I decided to make a savory french toast with sausage and eggs. This would be like an open faced french toast sandwich. I took 4 slices of whole grain bread and laid them in a baking dish. I then mixed 2 eggs, about half a cup of milk, a tablespoon of fresh thyme, and salt and pepper. I mixed this up until it was smooth and the egg was thin and poured it over the bread. I let the bread sit for about 15 minutes, flipping once so it absorbed the egg mixture.
I then took some sweet Italian sausage, squeezed it from the casing, and made 4 thin patties. I cooked these in a pan and set aside.
I then cooked the 4 slices of savory french toast in butter until both sides were golden brown, about 4 minutes per side.
With part one and two of my open faced sandwich done, I laid the sausage on top of the toast, and went to cook my eggs. I made 2 eggs over easy, and kept the yolks runny. Once the eggs were done, I placed them on top of the sausage and drizzled some maple syrup on top for a little sweetness. I figured the maple syrup would help the french toast not feel completely out of place and would give the dish a little variance from everything else that was savory.

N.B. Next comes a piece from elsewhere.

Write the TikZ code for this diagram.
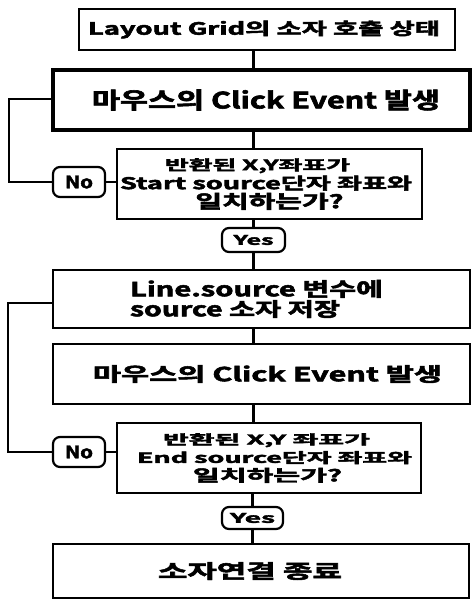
\documentclass[tikz,border=0pt]{standalone}
\usepackage{fontspec}
\usepackage{graphicx}
\newfontfamily\kb{Noto Sans CJK KR}[UprightFont={* Bold}, FakeBold=2.5]
% \tl{shift}{width}{total height}{text}
\newcommand\tl[4]{\hbox{\ifdim#1pt>0pt\kern#1pt\kern#1pt\fi\resizebox*{#2pt}{#3pt}{#4}\ifdim#1pt<0pt\kern-#1pt\kern-#1pt\fi}}
% \cstack{pitch}{lines separated by \cr}, centred; \lstack left aligned
\newcommand\cstack[2]{\vbox{\baselineskip=#1pt\lineskiplimit=-100pt\lineskip=0pt\halign{\hfil##\hfil\cr#2\crcr}}}
\newcommand\lstack[2]{\vbox{\baselineskip=#1pt\lineskiplimit=-100pt\lineskip=0pt\halign{##\hfil\cr#2\crcr}}}
\tikzset{
  box/.style={draw, line width=2.2pt, rectangle, inner sep=0pt, font=\kb\fontsize{16}{16}\selectfont},
  thickbox/.style={box, line width=3.4pt},
  pill/.style={draw, line width=2.2pt, rectangle, rounded corners=7pt, inner sep=0pt, font=\kb\fontsize{13}{13}\selectfont},
  conn/.style={line width=2.2pt},
}
\begin{document}
\begin{tikzpicture}[x=1pt,y=-1pt]
\useasboundingbox (0,0) rectangle (471,601);
\node[box, minimum width=376pt, minimum height=41pt] (b1) at (267,29.5) {\tl{-3}{352}{18}{Layout Grid의 소자 호출 상태}};
\node[thickbox, minimum width=417pt, minimum height=60pt] (b2) at (261.5,100) {\tl{4.5}{348}{21}{마우스의 Click Event 발생}};
\node[box, minimum width=305pt, minimum height=70pt] (d1) at (269.5,184) {\cstack{19}{\tl{-12}{185}{15}{반환된 X,Y좌표가}\cr\tl{-3.5}{292}{15}{Start source단자 좌표와}\cr\tl{0}{148}{17}{일치하는가?}}};
\node[pill, minimum width=63pt, minimum height=24pt] (y1) at (253.5,240) {\tl{0}{40}{10}{Yes}};
\node[box, minimum width=417pt, minimum height=58pt] (b4) at (261.5,299) {\hbox{\lstack{20}{\tl{0}{253}{18}{Line.source 변수에}\cr\tl{0}{210}{18}{source 소자 저장}}\kern10pt}};
\node[box, minimum width=417pt, minimum height=60pt] (b5) at (261.5,374) {\tl{6}{349}{18}{마우스의 Click Event 발생}};
\node[box, minimum width=304pt, minimum height=70pt] (d2) at (269,458) {\cstack{18.5}{\tl{-2.5}{207}{14}{반환된 X,Y 좌표가}\cr\tl{5.5}{275}{13}{End source단자 좌표와}\cr\tl{-1.5}{149}{15}{일치하는가?}}};
\node[pill, minimum width=61pt, minimum height=22pt] (y2) at (252.5,518) {\tl{0}{45}{10}{Yes}};
\node[box, minimum width=416pt, minimum height=54pt] (b7) at (261,571) {\tl{-11}{184}{18}{소자연결 종료}};
\node[pill, minimum width=52pt, minimum height=30pt] (n1) at (79,182) {\tl{0}{28}{13}{No}};
\node[pill, minimum width=52pt, minimum height=30pt] (n2) at (79,452) {\tl{0}{28}{13}{No}};
\coordinate (c1) at (9,99);
\coordinate (c2) at (8,303);
\draw[conn] (b1.south -| y1.center) -- (b2.north -| y1.center);
\draw[conn] (b2.south -| y1.center) -- (d1.north -| y1.center);
\draw[conn] (d1.south -| y1.center) -- (y1.north);
\draw[conn] (y1.south) -- (b4.north -| y1.center);
\draw[conn] (b4.south -| y1.center) -- (b5.north -| y1.center);
\draw[conn] (b5.south -| y1.center) -- (d2.north -| y1.center);
\draw[conn] (d2.south -| y2.center) -- (y2.north);
\draw[conn] (y2.south) -- (b7.north -| y2.center);
\draw[conn] (d1.west |- n1.east) -- (n1.east);
\draw[conn] (n1.west) -- (c1 |- n1.west) -- (c1) -- (c1 -| b2.west);
\draw[conn] (d2.west |- n2.east) -- (n2.east);
\draw[conn] (n2.west) -- (c2 |- n2.west) -- (c2) -- (c2 -| b4.west);
\end{tikzpicture}
\end{document}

The dish was delicious. The savory french toast was close enough to the usual french toast to be recognizable, but different enough to stand out. The rich meatiness of the sausage went well with the thyme in the toast, and getting a bite with some egg yolk, sausage, toast, and syrup made for the perfect balance of sweet and salty. This was an easy and inventive brunch dish that was truly unexpected.